Statement Upon Release of Patterns of Global Terrorism 2000

Secretary Colin L. Powell
Remarks at roll out of annual report
Washington, DC
April 30, 2001

Good afternoon, ladies and gentlemen, and I'm very pleased to be here to here to participate in the rollout of "Patterns of Global Terrorism" annual report.

The tragic loss of American sailors in the bombing of the USS Cole, the hostage-takings in Ecuador and the Philippines, and the many threats that surrounded the new millennium drew media attention and official concern about terrorism in the year 2000. Such attention and concern was fitting. The year 2000 was certainly not a year without the scourge of terrorism upon the face of the earth.
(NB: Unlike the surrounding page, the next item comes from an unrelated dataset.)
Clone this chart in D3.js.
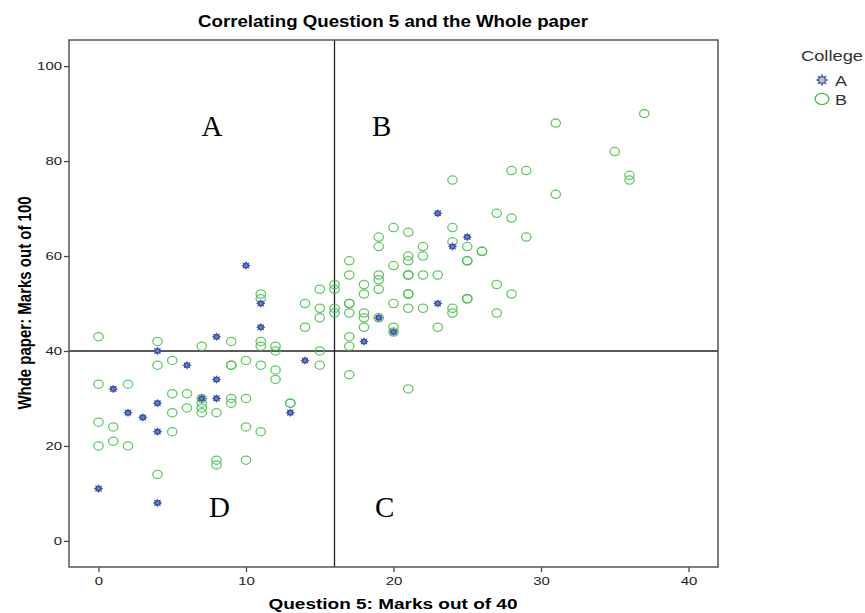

But this should not obscure the basic message of today's report. International cooperation against terrorism is increasing and it is paying off.

The year 2000 saw a number of events that mark this successful progress, this cooperation between agencies and nations. For example, last December the United Nations Security Council levied additional sanctions in United Nations Security Council Resolution 1333 against the Taliban for allowing terrorist camps to operate on Afghanistan territory and for harboring Usama bin Laden.

Second, the trial began that led to an eventual conviction in the 1988 bombing of Pam Am 103.

Next, the accused perpetrators and co-conspirators in the East Africa embassy bombings were also brought to trial in New York City.

The continuing investigation of the bombing of the USS Cole, a probe that involved a wide number of countries, has thus far been productive and continues to move forward.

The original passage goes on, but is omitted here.